What is Money Market?

Money market consists of all those institutions which raise short term funds. The short term borrowers consist of businessmen, whole-sellers, investors and firms. Thus money market is a market of short term transactions and the activities of this market comprise of discounting houses, commercial banks and central bank. Short run money market is concerned with the running and existing business. It is so because that the small firms borrow for short term loans to run their business. The short term funds are obtained from organised money market and unorganised money market. The organised money market consists of commercial banks while the unorganised money market consist of money lenders, Artihiyas, relatives and friends. In short run the funds are raised against financial documents, bills of exchange and short term securities. The commercial banks not only discount the bills of exchange, but also advance loans against mortgages. Thus the money market consist of govt. commercial banks, money lenders, brokers, businessmen firms etc. In money market the resources are raised from the whole economy and then are channelized into different sectors of the economy.
INSTRUMENTS OF MONEY MARKET
The main short term debt instruments traded in the money market are as follows.
(i) Treasury Bills: The treasury bills are the short term debt instruments issued by the central bank of a country. They are always issued on discount basis and the period of maturity ranges from 3 months to 12 months. The government of a country pays a set amount at the maturity of the bill and have no interest payment.
The state Bank of Pakistan has been actively engaged in the market oriented monetary policies it is pursuing open market operations in order to manage government debt and the reserve money. Since 1998 the State Bank of Pakistan has introduced market treasury bills of 3, 6 and 12 months maturity.
Treasury bills are the most liquid of all the money market instruments. They are also the safest among all of them as there is no possibility of default in them. The federal Govt: is always able to meet its debt obligations.
(ii) Bill of Exchange: Bill of exchange is another important short term debt instrument. The commercial banks advance loans by discounting bills of exchange of their client. These loans are granted to meet the working capital requirements of the firms.

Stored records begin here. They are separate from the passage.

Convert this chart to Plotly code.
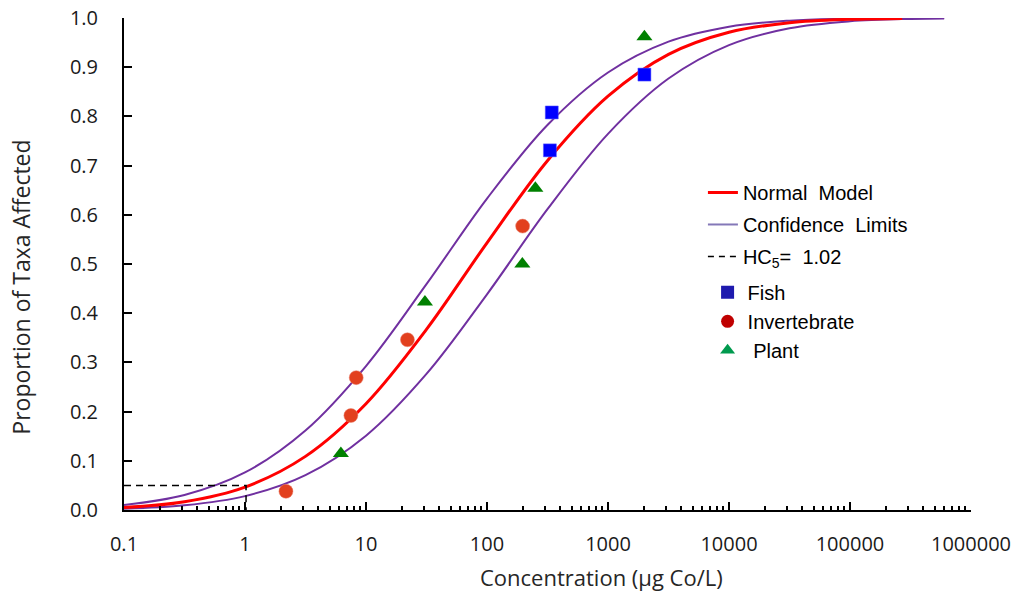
import plotly.graph_objects as go

# ---- data ----
conc_red = [0.1, 0.316, 1, 3.16, 10, 31.6, 100, 316, 1000, 3162, 10000, 31623, 100000, 270000]
normal_model = [0.0051, 0.0168, 0.0466, 0.109, 0.216, 0.367, 0.543, 0.710, 0.841, 0.926,
                0.971, 0.9903, 0.9973, 0.9992]

conc_cl = [0.1, 0.316, 1, 3.16, 10, 31.6, 100, 316, 1000, 3162, 10000, 31623, 100000, 316228, 600000]
upper_limit = [0.0103, 0.0306, 0.0764, 0.1616, 0.2926, 0.459, 0.633, 0.7826, 0.8893, 0.952,
               0.9824, 0.9946, 0.9986, 0.9997, 0.9999]
lower_limit = [0.0027, 0.0095, 0.0282, 0.0708, 0.151, 0.2765, 0.4384, 0.6114, 0.7646, 0.877,
               0.945, 0.9791, 0.9933, 0.9982, 0.9992]

hc5_x = [0.1, 1.02, 1.02]
hc5_y = [0.05, 0.05, 0.0]

fish_x = [331, 343, 2000]
fish_y = [0.731, 0.808, 0.885]
invert_x = [2.18, 7.5, 8.3, 22, 197]
invert_y = [0.038, 0.192, 0.269, 0.346, 0.577]
plant_x = [6.2, 30.7, 196, 251, 2000]
plant_y = [0.115, 0.423, 0.500, 0.654, 0.962]

x_tick_vals = [0.1, 1, 10, 100, 1000, 10000, 100000, 1000000]
x_tick_text = ["0.1", "1", "10", "100", "1000", "10000", "100000", "1000000"]
y_tick_vals = [0.0, 0.1, 0.2, 0.3, 0.4, 0.5, 0.6, 0.7, 0.8, 0.9, 1.0]

minor_vals = [m * d for d in x_tick_vals[:-1] for m in range(2, 10)]

RED = "#FF0000"
PURPLE = "#7030A0"

fig = go.Figure()

# curves
fig.add_trace(go.Scatter(x=conc_cl, y=upper_limit, mode="lines", line=dict(color=PURPLE, width=2, shape="spline"),
                         showlegend=False, hoverinfo="skip"))
fig.add_trace(go.Scatter(x=conc_cl, y=lower_limit, mode="lines", line=dict(color=PURPLE, width=2, shape="spline"),
                         showlegend=False, hoverinfo="skip"))
fig.add_trace(go.Scatter(x=conc_red, y=normal_model, mode="lines", line=dict(color=RED, width=3, shape="spline"),
                         showlegend=False))
fig.add_trace(go.Scatter(x=hc5_x, y=hc5_y, mode="lines", line=dict(color="black", width=1.5, dash="7px,5px"),
                         showlegend=False))

# points
fig.add_trace(go.Scatter(x=fish_x, y=fish_y, mode="markers",
                         marker=dict(symbol="square", size=13, color="#0000FF", line=dict(width=0.5, color="#6060FF")),
                         showlegend=False))
fig.add_trace(go.Scatter(x=invert_x, y=invert_y, mode="markers",
                         marker=dict(symbol="circle", size=14, color="#E2401E", line=dict(width=0.5, color="#E88070")),
                         showlegend=False))
fig.add_trace(go.Scatter(x=plant_x, y=plant_y, mode="markers",
                         marker=dict(symbol="triangle-up", size=14, color="#008000", line=dict(width=0)),
                         showlegend=False))

# legend entries
fig.add_trace(go.Scatter(x=[None], y=[None], mode="lines", name="Normal  Model",
                         line=dict(color=RED, width=3), legend="legend", legendgroup="a"))
fig.add_trace(go.Scatter(x=[None], y=[None], mode="lines", name="Confidence  Limits",
                         line=dict(color="#8478B8", width=2), legend="legend", legendgroup="b"))
fig.add_trace(go.Scatter(x=[None], y=[None], mode="lines", name="HC<sub>5</sub>=  1.02",
                         line=dict(color="black", width=1.5, dash="6px,5px"), legend="legend", legendgroup="c"))
fig.add_trace(go.Scatter(x=[None], y=[None], mode="markers", name="Fish",
                         marker=dict(symbol="square", size=13, color="#1E1AAE"), legend="legend2"))
fig.add_trace(go.Scatter(x=[None], y=[None], mode="markers", name="Invertebrate",
                         marker=dict(symbol="circle", size=13, color="#C00000"), legend="legend2"))
fig.add_trace(go.Scatter(x=[None], y=[None], mode="markers", name=" Plant",
                         marker=dict(symbol="triangle-up", size=13, color="#009A4E"), legend="legend2"))

tick_font = dict(family="Open Sans", size=20, color="#1a1a1a")

fig.update_layout(
    width=1016, height=594,
    margin=dict(l=124, r=45, t=18, b=84, autoexpand=False),
    paper_bgcolor="white", plot_bgcolor="white",
    showlegend=True,
    legend=dict(x=0.6835, y=0.685, xanchor="left", yanchor="top",
                font=dict(family="Liberation Sans", size=20, color="black"),
                bgcolor="rgba(0,0,0,0)", tracegroupgap=3, traceorder="grouped"),
    legend2=dict(x=0.689, y=0.482, xanchor="left", yanchor="top",
                 font=dict(family="Liberation Sans", size=20, color="black"),
                 bgcolor="rgba(0,0,0,0)"),
    xaxis=dict(type="log", range=[-1, 6], tickvals=x_tick_vals, ticktext=x_tick_text,
               ticks="inside", ticklen=8, tickwidth=2, tickcolor="black", automargin=False,
               ticklabeloverflow="allow",
               showline=True, linecolor="black", linewidth=2, showgrid=False, zeroline=False,
               tickfont=tick_font, ticklabelstandoff=15,
               minor=dict(tickvals=minor_vals, ticks="inside", ticklen=4, tickwidth=1.5, tickcolor="black",
                          showgrid=False)),
    yaxis=dict(range=[0, 1.0], tickvals=y_tick_vals, tickformat=".1f", automargin=False,
               ticklabeloverflow="allow",
               ticks="inside", ticklen=8, tickwidth=2, tickcolor="black",
               showline=True, linecolor="black", linewidth=2, showgrid=False, zeroline=False,
               tickfont=tick_font, ticklabelstandoff=20),
    annotations=[
        dict(text="Concentration (µg Co/L)", xref="paper", yref="paper", x=0.564, y=-0.136,
             xanchor="center", yanchor="middle", showarrow=False,
             font=dict(family="Open Sans", size=22, color="#262626")),
        dict(text="Proportion of Taxa Affected", xref="paper", yref="paper", x=-0.121, y=0.453,
             xanchor="center", yanchor="middle", showarrow=False, textangle=-90,
             font=dict(family="Open Sans", size=23, color="#262626")),
    ],
)

fig.write_html("out.html", config={"displayModeBar": False},
               post_script="document.body.style.margin='0';document.body.style.overflow='hidden';")
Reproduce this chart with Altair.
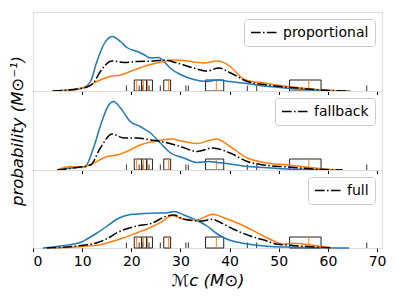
import altair as alt
import pandas as pd

# ---------------- data ----------------
x_ticks = [0, 10, 20, 30, 40, 50, 60, 70]
model_labels = ["proportional", "fallback", "full"]

# panel 1 (proportional)
p1_blue_x = [4, 5.5, 8, 10.3, 11.7, 13, 14.4, 16.1, 17.8, 19.1, 21.2, 22.5, 23.9, 25.6, 26.6, 28, 30, 32.7, 35.4, 37.5, 40.1, 43.6, 47, 50.3, 53.8, 58.5, 64.6]
p1_blue_y = [0, 0.0003, 0.001, 0.0035, 0.0095, 0.0295, 0.0465, 0.0545, 0.0495, 0.0435, 0.0395, 0.0365, 0.033, 0.0335, 0.0295, 0.0225, 0.0165, 0.0115, 0.0095, 0.011, 0.0095, 0.0075, 0.005, 0.0035, 0.002, 0.0008, 0]
p1_orange_x = [4, 6, 8.9, 11, 13, 15.7, 17.8, 20.5, 23.2, 26.6, 28.7, 31.4, 33.4, 34.8, 37.5, 40.1, 41.5, 42.5, 43.6, 47, 50.3, 53.8, 56.5, 59.2, 62, 64]
p1_orange_y = [0, 0.0005, 0.002, 0.0045, 0.0095, 0.0145, 0.016, 0.021, 0.0255, 0.0295, 0.031, 0.030, 0.0285, 0.028, 0.030, 0.0245, 0.018, 0.013, 0.0105, 0.008, 0.0055, 0.0035, 0.002, 0.001, 0.0003, 0]
p1_black_x = [4, 6, 9, 11, 12.3, 13.7, 16.1, 18.5, 21.2, 24.6, 26.6, 29.3, 32.7, 35.4, 37.8, 40.2, 43.6, 47, 50.3, 53.8, 58.5, 64]
p1_black_y = [0, 0.0005, 0.002, 0.004, 0.008, 0.0195, 0.030, 0.0285, 0.0295, 0.030, 0.031, 0.028, 0.023, 0.020, 0.023, 0.018, 0.0095, 0.0065, 0.0045, 0.003, 0.001, 0]

# panel 2 (fallback)
p2_blue_x = [4.9, 7.6, 8.9, 10.6, 12.3, 14, 15.4, 16.4, 17.8, 19.8, 21.8, 23.9, 25.9, 28, 30.7, 33.4, 35.8, 37.5, 40.1, 43.6, 47, 51, 56.5, 60.5]
p2_blue_y = [0, 0.002, 0.0025, 0.0035, 0.022, 0.0485, 0.065, 0.0685, 0.062, 0.0485, 0.0435, 0.037, 0.027, 0.017, 0.012, 0.0075, 0.0085, 0.0075, 0.006, 0.0035, 0.0025, 0.0012, 0.0005, 0]
p2_orange_x = [4.9, 7.6, 10, 12.3, 15.1, 17.1, 19.1, 21.8, 24.6, 28, 30.7, 33.4, 36.1, 37.3, 40.1, 43.6, 47, 51.7, 56.5, 60.5, 63]
p2_orange_y = [0, 0.0035, 0.0025, 0.007, 0.0135, 0.015, 0.0185, 0.025, 0.0285, 0.031, 0.0285, 0.0265, 0.030, 0.031, 0.0235, 0.012, 0.0075, 0.005, 0.0025, 0.0005, 0]
p2_black_x = [4.9, 8.9, 11.7, 13.7, 16.1, 18.5, 21.2, 23.9, 26.6, 30, 33.4, 36.5, 40.1, 43.6, 47, 51.7, 56.5, 60.5, 63]
p2_black_y = [0, 0.0025, 0.005, 0.022, 0.036, 0.032, 0.032, 0.030, 0.028, 0.0235, 0.0185, 0.022, 0.017, 0.0085, 0.005, 0.003, 0.0012, 0.0003, 0]

# panel 3 (full)
p3_blue_x = [2, 5.6, 9.6, 11, 13, 15.1, 17.1, 19.8, 22.5, 25.3, 26.9, 28.7, 30.7, 32.7, 35.4, 37.5, 39.5, 42.2, 45.6, 49, 52.4, 55.8, 60, 64.3]
p3_blue_y = [0, 0.002, 0.0055, 0.009, 0.015, 0.022, 0.029, 0.0335, 0.0345, 0.035, 0.035, 0.0365, 0.033, 0.029, 0.022, 0.014, 0.0087, 0.0053, 0.0027, 0.0013, 0.0008, 0.0005, 0.0002, 0]
p3_orange_x = [4.2, 8.9, 11, 13, 15.7, 18.5, 21.2, 23.9, 25.9, 28.3, 30.7, 33.4, 35.4, 36.6, 38.8, 42.2, 45.6, 49, 51, 53, 55.8, 58, 61]
p3_orange_y = [0, 0.001, 0.002, 0.0027, 0.006, 0.0103, 0.0153, 0.0205, 0.0253, 0.0325, 0.0287, 0.0283, 0.032, 0.0337, 0.0303, 0.0237, 0.0153, 0.007, 0.0037, 0.0047, 0.0035, 0.002, 0]
p3_black_x = [2.8, 8.9, 13, 15.7, 17.1, 19.8, 21.2, 23.9, 27.3, 28.7, 30.7, 34, 36.6, 37.5, 40.8, 44.2, 47.6, 49.7, 52.4, 55.8, 61]
p3_black_y = [0, 0.002, 0.0053, 0.011, 0.0153, 0.0203, 0.022, 0.0243, 0.032, 0.033, 0.0287, 0.027, 0.0287, 0.027, 0.0187, 0.012, 0.007, 0.0037, 0.0027, 0.0015, 0]

# observed events (same in every panel)
box_lo = [20.6, 22.1, 23.1, 26.6, 35.1, 52.2]
box_hi = [22.1, 23.1, 24.3, 28.0, 38.8, 58.6]
box_top = [0.011, 0.011, 0.011, 0.011, 0.011, 0.011]
orange_events = [21.1, 22.5, 23.3, 27.6, 37.3, 56.1]
black_events = [19.0, 21.6, 22.2, 23.6, 25.9, 31.1, 31.6, 43.6, 45.5, 67.9]
tick_top = 0.0055

BLUE = "#1f77b4"
ORANGE = "#ff7f0e"
FONT = "DejaVu Sans"
PANEL_W = 349


def make_x(bottom):
    if bottom:
        ax = alt.Axis(values=x_ticks, title="ℳc (M⊙)", titleFontSize=16.5, titleFontWeight="normal",
                      titleFontStyle="italic", titleColor="black", titlePadding=4, labelFontSize=14,
                      labelColor="black", labelPadding=3, tickSize=3.5, tickColor="black",
                      domain=False, grid=False, labelFont=FONT, titleFont=FONT)
    else:
        ax = alt.Axis(values=x_ticks, title=None, labels=False, tickSize=3.5, tickColor="black",
                      domain=False, grid=False)
    return ax


def panel(bx, by, ox, oy, kx, ky, label, bottom, middle, ymax, h):
    xs = alt.Scale(domain=[0, 71], nice=False, zero=False)
    ys = alt.Scale(domain=[0, ymax], nice=False)
    xax = make_x(bottom)
    if middle:
        yax = alt.Axis(labels=False, ticks=False, domain=False, grid=False,
                       title="probability (M⊙⁻¹)", titleFontSize=16.5, titleFontWeight="normal",
                       titleFontStyle="italic", titleColor="black", titlePadding=8, titleFont=FONT)
    else:
        yax = alt.Axis(labels=False, ticks=False, domain=False, grid=False, title=None)

    def X(f="x"):
        return alt.X(f"{f}:Q", scale=xs, axis=xax)

    def Y(f="y"):
        return alt.Y(f"{f}:Q", scale=ys, axis=yax)

    boxes = pd.DataFrame({"lo": box_lo, "hi": box_hi, "b": [0] * len(box_lo), "t": box_top})
    oev = pd.DataFrame({"x": orange_events, "b": 0.0, "t": box_top[0]})
    kev = pd.DataFrame({"x": black_events, "b": 0.0, "t": tick_top})

    rects = alt.Chart(boxes).mark_rect(fill=None, stroke="#222222", strokeWidth=1).encode(
        x=X("lo"), x2="hi:Q", y=Y("b"), y2="t:Q")
    orules = alt.Chart(oev).mark_rule(color=ORANGE, strokeWidth=1).encode(x=X(), y=Y("b"), y2="t:Q")
    krules = alt.Chart(kev).mark_rule(color="#333333", strokeWidth=1).encode(x=X(), y=Y("b"), y2="t:Q")

    blue = alt.Chart(pd.DataFrame({"x": bx, "y": by})).mark_line(
        color=BLUE, strokeWidth=1.5, interpolate="monotone").encode(x=X(), y=Y())
    orange = alt.Chart(pd.DataFrame({"x": ox, "y": oy})).mark_line(
        color=ORANGE, strokeWidth=1.5, interpolate="monotone").encode(x=X(), y=Y())
    black = alt.Chart(pd.DataFrame({"x": kx, "y": ky, "model": label})).mark_line(
        color="black", strokeWidth=1.5, interpolate="monotone").encode(
        x=X(), y=Y(),
        strokeDash=alt.StrokeDash("model:N",
                                  scale=alt.Scale(domain=[label], range=[[9.6, 2.4, 1.5, 2.4]]),
                                  legend=alt.Legend(title=None, orient="top-right", offset=7,
                                                    fillColor="rgba(255,255,255,0.85)",
                                                    strokeColor="#cccccc", cornerRadius=3,
                                                    padding=6, labelFont=FONT, labelFontSize=14,
                                                    labelColor="black", symbolType="M-2,0H2",
                                                    symbolSize=182, symbolStrokeWidth=1.5,
                                                    symbolFillColor="transparent",
                                                    symbolStrokeColor="black", symbolOffset=7,
                                                    labelOffset=11)))
    return alt.layer(rects, orules, krules, blue, orange, black).properties(width=PANEL_W, height=h)


c1 = panel(p1_blue_x, p1_blue_y, p1_orange_x, p1_orange_y, p1_black_x, p1_black_y,
           model_labels[0], False, False, 0.079, 79)
c2 = panel(p2_blue_x, p2_blue_y, p2_orange_x, p2_orange_y, p2_black_x, p2_black_y,
           model_labels[1], False, True, 0.079, 79)
c3 = panel(p3_blue_x, p3_blue_y, p3_orange_x, p3_orange_y, p3_black_x, p3_black_y,
           model_labels[2], True, False, 0.078, 78)

chart = alt.vconcat(c1, c2, c3, spacing=0, bounds="flush").resolve_scale(
    strokeDash="independent", y="independent").resolve_legend(strokeDash="independent").properties(
    padding={"left": 0, "top": 3, "right": 0, "bottom": 5}
).configure_view(stroke="black", strokeWidth=1).configure(font=FONT)

chart.save("out.html", embed_options={"renderer": "svg", "actions": False})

(iii) Call Loans: Call loans are loans which are granted for a very short period not exceeding 15 days in any case. Bill brokers and dealers in the stock exchange generally borrow money at call from the commercial banks. The borrowers have to repay the money immediately whenever the banks call these loans back. No collateral securities are needed against these loans.
Some times the lenders and borrowers of call loans are commercial banks only. The banks with surplus funds lend to the banks with credit funds for a day and are renewable on day to day basis.
(iv) Banker’s Acceptance: A banker’s acceptance is a draft issued by a firm upon a bank and accepted by it. The bank here is required to pay to the order of a specific party or to the bearer a specific sum of money at some future date. Banker ’s acceptances are used mostly in financing the commercial transactions both drafts can be sold or discounted in the money market named acceptance market.
(v) Repurchase Agreement (Repos): Repos re short term loans which usually mature within less than two weeks. Here the treasury bills serve as security for the loans. Repos are important source of bank funds.